The paper stresses the SNP's commitment to ensure environmental protection is at the heart of a written constitution.
The move has been welcomed by environmental campaigners.
But Scottish Labour said the document contained nothing new and insisted the Scottish government already has the powers it needed to protect the environment.
The report highlights what the Scottish Government calls the "five green gains of independence":
- Enshrining environmental protection in a written constitution
- Creating a nuclear-free nation
- A fairer share of EU funding to target at environmental schemes
- Using improved representation in Europe to drive the green agenda
- Championing action on climate change at the "international top table"
The environment minister, Paul Wheelhouse, told BBC Scotland News the introduction of stronger measures to protect the environment was crucial.

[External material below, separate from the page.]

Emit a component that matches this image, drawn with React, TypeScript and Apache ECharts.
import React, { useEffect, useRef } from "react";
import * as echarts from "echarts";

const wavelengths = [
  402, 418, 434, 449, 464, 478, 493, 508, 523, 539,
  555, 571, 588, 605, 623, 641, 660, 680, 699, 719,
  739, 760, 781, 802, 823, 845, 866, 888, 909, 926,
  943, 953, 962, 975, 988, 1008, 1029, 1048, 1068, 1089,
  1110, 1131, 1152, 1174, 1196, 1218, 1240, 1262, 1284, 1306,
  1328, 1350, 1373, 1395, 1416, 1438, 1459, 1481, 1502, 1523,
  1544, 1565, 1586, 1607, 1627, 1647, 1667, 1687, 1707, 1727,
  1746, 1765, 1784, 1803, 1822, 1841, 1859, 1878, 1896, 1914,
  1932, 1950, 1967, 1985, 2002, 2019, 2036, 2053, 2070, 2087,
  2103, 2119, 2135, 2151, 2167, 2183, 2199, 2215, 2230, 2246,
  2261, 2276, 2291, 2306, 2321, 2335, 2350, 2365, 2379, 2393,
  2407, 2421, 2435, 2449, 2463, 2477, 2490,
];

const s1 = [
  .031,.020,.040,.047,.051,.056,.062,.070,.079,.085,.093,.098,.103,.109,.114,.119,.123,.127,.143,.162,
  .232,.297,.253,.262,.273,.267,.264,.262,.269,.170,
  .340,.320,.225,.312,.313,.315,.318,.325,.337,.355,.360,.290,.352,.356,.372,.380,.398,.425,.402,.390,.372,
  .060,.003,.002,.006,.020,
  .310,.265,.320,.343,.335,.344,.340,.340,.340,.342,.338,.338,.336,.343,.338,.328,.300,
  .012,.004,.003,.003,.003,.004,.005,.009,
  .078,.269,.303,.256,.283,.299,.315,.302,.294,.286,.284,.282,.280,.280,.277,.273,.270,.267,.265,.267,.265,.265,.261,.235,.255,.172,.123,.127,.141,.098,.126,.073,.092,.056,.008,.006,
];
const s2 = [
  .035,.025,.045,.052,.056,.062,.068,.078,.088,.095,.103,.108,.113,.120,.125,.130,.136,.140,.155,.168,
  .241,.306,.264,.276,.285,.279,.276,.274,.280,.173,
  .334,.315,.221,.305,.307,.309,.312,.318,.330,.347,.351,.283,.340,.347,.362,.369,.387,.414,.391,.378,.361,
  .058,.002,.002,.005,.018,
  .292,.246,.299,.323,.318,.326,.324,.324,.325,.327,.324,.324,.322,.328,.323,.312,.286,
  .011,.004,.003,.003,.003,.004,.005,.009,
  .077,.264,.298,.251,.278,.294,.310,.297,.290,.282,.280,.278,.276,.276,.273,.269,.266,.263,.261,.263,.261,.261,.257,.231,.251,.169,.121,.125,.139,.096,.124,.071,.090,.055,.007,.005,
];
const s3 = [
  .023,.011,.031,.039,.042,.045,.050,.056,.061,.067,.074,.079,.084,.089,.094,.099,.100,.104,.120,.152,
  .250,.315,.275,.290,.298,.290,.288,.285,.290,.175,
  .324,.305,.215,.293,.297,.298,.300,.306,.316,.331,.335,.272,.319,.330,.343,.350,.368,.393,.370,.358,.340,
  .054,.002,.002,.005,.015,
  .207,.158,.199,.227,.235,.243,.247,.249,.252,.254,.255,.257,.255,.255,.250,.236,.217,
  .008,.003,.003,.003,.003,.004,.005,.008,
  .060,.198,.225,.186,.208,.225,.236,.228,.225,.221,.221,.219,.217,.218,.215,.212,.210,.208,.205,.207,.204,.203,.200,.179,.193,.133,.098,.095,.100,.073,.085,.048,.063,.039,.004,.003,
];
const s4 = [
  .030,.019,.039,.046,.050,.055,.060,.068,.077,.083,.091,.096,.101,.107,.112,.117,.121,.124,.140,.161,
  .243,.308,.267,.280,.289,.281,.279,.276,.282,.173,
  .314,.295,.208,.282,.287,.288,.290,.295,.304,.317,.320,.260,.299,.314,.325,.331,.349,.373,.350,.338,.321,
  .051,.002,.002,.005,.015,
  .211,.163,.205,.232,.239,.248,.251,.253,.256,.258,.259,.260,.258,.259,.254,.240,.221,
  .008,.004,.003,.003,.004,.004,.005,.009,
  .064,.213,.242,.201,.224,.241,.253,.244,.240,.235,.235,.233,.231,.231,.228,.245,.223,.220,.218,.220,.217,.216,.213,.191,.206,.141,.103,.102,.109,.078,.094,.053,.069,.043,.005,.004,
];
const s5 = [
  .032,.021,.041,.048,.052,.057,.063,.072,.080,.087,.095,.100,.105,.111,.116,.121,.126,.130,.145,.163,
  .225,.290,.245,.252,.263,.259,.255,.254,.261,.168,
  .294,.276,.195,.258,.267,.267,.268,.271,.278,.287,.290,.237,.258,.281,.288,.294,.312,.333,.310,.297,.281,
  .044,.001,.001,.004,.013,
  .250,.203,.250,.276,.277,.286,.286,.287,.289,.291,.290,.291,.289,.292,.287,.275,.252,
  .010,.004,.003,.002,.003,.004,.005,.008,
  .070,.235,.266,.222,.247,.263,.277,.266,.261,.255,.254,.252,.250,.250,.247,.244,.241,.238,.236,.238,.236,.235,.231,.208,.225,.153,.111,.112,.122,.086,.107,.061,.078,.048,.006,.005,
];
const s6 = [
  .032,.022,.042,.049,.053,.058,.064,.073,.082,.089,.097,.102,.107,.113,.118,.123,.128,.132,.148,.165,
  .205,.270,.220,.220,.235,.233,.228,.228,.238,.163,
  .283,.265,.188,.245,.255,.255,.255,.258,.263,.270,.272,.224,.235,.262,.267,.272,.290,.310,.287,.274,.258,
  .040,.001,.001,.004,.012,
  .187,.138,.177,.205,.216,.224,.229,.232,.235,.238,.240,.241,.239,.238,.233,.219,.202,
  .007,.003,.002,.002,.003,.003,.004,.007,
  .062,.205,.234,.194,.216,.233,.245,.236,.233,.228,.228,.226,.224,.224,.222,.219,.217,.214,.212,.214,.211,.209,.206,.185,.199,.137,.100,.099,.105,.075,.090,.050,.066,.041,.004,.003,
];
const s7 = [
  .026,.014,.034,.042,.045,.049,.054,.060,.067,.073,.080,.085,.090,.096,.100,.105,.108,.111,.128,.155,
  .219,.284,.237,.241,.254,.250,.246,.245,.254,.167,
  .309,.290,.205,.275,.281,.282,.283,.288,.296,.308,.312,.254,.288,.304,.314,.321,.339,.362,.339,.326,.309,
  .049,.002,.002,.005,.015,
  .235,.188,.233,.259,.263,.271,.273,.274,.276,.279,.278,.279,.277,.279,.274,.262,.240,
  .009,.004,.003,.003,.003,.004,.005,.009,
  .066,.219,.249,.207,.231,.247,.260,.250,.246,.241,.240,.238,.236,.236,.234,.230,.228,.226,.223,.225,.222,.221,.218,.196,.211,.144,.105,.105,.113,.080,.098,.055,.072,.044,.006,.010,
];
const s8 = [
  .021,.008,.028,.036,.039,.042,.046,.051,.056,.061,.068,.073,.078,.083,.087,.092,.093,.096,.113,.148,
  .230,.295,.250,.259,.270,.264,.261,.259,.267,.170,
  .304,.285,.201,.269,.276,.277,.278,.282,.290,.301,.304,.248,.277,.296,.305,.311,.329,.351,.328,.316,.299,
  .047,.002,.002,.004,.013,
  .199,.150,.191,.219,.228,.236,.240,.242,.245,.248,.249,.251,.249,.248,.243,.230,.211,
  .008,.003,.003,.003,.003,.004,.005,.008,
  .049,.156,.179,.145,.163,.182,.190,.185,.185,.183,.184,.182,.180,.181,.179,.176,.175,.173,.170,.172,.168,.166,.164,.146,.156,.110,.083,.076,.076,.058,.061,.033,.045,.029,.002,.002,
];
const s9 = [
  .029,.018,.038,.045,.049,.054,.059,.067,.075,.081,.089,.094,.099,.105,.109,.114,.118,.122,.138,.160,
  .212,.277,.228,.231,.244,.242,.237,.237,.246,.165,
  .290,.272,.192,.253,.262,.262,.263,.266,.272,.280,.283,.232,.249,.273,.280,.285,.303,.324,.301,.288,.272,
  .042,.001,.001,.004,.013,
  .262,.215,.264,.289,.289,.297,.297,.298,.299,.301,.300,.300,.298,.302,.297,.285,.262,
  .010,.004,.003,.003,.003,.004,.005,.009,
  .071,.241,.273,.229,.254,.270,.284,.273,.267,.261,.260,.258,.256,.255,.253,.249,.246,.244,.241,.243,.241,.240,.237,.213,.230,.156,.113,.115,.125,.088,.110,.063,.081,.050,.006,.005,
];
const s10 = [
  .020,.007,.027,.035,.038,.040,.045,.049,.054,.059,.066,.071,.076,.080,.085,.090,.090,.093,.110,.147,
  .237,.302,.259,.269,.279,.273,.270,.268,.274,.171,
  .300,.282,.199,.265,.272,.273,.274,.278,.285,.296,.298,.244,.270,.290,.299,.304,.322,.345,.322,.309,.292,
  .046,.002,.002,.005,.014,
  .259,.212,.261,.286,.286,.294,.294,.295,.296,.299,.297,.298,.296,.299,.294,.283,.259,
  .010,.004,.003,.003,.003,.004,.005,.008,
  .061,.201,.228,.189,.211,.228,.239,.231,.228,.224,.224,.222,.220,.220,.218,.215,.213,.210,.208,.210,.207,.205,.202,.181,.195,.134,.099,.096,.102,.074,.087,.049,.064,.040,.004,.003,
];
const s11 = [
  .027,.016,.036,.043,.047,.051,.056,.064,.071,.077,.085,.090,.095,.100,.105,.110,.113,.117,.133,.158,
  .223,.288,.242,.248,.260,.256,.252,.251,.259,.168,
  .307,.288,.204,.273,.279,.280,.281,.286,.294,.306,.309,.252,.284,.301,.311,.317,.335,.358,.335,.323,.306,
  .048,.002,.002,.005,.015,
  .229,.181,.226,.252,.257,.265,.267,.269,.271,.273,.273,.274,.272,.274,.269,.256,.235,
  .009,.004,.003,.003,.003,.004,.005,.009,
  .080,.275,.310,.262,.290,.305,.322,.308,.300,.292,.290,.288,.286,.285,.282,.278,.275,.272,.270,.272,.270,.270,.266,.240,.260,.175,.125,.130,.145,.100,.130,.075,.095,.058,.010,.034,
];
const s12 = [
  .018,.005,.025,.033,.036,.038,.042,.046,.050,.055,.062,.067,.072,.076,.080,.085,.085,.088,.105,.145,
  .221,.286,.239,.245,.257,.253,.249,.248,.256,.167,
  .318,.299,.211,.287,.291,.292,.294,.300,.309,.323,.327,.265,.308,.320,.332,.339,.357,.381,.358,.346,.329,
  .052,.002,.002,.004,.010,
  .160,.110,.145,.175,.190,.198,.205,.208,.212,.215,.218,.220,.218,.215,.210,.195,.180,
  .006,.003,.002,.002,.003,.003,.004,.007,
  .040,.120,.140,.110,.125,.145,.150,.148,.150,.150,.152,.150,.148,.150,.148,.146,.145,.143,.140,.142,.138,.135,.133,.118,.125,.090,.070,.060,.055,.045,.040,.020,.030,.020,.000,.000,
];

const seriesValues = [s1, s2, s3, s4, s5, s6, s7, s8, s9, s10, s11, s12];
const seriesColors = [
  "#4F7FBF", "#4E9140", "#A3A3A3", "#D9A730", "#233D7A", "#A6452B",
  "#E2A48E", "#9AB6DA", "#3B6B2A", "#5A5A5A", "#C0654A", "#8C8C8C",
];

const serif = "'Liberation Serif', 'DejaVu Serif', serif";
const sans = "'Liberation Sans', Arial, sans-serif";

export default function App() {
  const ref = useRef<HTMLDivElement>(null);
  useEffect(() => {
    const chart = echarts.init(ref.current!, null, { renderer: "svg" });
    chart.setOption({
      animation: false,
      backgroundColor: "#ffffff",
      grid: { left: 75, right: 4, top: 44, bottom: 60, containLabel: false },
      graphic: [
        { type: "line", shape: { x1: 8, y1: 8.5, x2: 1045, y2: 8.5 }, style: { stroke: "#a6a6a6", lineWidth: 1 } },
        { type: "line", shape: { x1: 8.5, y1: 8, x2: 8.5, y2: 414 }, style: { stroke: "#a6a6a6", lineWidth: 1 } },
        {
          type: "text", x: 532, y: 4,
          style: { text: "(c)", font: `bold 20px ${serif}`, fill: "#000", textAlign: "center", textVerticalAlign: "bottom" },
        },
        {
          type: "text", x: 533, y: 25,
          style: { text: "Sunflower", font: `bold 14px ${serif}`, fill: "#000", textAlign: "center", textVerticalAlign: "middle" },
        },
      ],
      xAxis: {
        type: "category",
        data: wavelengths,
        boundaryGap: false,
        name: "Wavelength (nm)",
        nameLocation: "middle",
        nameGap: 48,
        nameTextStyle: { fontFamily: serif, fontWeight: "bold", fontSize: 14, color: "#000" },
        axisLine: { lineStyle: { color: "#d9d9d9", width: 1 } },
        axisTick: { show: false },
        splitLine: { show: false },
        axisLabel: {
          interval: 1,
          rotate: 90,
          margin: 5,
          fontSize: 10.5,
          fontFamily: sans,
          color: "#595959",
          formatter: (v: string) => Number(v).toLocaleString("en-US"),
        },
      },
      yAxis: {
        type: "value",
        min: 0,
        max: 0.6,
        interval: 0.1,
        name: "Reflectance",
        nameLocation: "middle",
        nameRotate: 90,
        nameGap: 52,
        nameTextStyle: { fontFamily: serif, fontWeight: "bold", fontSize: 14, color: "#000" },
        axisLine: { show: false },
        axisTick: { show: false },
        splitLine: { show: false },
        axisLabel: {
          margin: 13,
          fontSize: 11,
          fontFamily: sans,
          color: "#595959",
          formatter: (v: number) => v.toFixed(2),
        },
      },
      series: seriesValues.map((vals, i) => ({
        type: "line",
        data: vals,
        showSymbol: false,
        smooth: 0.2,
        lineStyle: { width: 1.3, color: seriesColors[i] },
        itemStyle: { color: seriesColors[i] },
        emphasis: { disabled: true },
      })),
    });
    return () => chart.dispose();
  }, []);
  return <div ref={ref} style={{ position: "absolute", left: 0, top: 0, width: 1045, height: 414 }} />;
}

He said: "We may not stop and think about it, but the environment is absolutely crucial and underpins everything we do in our economy.

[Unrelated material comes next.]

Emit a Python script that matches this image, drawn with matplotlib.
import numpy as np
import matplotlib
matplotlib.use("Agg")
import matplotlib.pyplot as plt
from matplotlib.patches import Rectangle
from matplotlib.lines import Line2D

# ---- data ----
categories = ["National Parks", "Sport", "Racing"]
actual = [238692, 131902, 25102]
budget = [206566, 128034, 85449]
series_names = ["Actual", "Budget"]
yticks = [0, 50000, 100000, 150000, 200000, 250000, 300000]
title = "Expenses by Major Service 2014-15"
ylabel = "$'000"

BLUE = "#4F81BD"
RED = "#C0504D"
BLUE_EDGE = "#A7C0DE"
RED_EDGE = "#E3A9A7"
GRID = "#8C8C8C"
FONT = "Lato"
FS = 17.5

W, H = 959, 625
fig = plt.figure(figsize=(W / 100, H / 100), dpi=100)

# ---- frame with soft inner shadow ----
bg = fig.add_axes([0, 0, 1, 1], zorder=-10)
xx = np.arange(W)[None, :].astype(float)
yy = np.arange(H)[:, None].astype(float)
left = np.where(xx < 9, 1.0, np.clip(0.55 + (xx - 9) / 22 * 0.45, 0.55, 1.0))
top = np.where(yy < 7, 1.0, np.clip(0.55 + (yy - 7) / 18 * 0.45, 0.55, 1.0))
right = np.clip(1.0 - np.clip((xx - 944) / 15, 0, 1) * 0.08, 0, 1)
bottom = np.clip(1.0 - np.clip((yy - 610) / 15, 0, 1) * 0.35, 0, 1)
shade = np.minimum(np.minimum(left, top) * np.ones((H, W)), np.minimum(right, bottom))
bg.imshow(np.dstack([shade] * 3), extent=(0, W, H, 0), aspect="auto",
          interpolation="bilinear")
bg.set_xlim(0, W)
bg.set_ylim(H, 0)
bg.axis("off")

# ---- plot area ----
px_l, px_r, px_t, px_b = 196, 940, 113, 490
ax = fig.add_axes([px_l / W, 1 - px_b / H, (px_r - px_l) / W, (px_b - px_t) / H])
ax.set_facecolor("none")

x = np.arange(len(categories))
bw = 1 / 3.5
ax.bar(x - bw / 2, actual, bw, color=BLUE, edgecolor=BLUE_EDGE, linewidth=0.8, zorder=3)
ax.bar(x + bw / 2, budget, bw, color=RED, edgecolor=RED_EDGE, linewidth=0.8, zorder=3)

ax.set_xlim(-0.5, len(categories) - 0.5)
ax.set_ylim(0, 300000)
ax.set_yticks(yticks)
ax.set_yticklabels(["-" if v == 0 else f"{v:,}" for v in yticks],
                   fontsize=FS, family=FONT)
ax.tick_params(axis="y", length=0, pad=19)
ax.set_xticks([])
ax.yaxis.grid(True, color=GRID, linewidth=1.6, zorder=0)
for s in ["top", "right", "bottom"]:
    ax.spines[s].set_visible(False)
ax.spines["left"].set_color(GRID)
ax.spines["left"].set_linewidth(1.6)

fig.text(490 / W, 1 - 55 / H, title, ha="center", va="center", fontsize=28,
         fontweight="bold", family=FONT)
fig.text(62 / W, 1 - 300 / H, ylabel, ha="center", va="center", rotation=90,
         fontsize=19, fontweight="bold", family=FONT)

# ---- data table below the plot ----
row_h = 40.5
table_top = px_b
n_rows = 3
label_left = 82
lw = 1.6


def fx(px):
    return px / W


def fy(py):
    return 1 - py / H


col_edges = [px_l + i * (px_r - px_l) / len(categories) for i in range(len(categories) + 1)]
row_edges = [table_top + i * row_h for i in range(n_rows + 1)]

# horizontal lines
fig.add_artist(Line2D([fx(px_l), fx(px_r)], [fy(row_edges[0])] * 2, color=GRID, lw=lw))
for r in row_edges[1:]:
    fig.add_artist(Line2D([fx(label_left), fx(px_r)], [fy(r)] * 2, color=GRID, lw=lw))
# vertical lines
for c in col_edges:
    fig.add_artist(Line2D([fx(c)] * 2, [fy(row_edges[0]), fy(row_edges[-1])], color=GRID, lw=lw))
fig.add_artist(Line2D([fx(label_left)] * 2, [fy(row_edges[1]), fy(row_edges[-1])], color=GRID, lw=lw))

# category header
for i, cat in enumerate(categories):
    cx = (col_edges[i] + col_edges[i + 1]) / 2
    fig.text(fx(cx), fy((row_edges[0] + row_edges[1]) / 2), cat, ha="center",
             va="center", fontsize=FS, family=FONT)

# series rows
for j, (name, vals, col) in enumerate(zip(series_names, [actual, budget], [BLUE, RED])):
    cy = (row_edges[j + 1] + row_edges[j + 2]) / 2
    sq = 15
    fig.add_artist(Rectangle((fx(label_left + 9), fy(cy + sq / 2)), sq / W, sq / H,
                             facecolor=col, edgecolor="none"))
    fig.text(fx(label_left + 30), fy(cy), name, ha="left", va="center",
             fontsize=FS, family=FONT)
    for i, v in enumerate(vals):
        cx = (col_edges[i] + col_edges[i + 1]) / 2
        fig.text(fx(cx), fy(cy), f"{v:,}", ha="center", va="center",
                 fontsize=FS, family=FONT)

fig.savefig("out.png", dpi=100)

"If we look at our world-renowned food and drink industry, it would not be a success if we did not have a pristine and quality environment.
"The water we drink, the air we breathe, and the food we eat all depend on the protection of our environment."
The "five green gains" were outlined in the white paper on independence, which the Scottish government published in November 2013.
But the publication of today's report is being welcomed by environmental campaigners as an indication of the Scottish government's commitment to environmental issues.
Dr Richard Dixon of Friends of the Earth Scotland said: "This paper makes a number of welcome promises on how the environment would be protected in an independent Scotland.
"A written constitution enshrining the importance of the environment is probably the single most powerful environmental argument in favour of a yes vote.
"Those who wish to stay as part of the UK need to show us how they would deliver something as powerful."
Opposition politicians said the Scottish government is failing to use the powers it already holds to protect the environment.
Scottish Labour's environment spokeswoman Claire Baker said: "If we are to be honest in Scotland in how we tackle our environmental targets this is about political will and not constitutional change.
"Meeting our environmental challenges in the modern world needs co-operation and partnership working within the UK, across Europe and internationally.
"Putting a border between Scotland and England is not going to help that."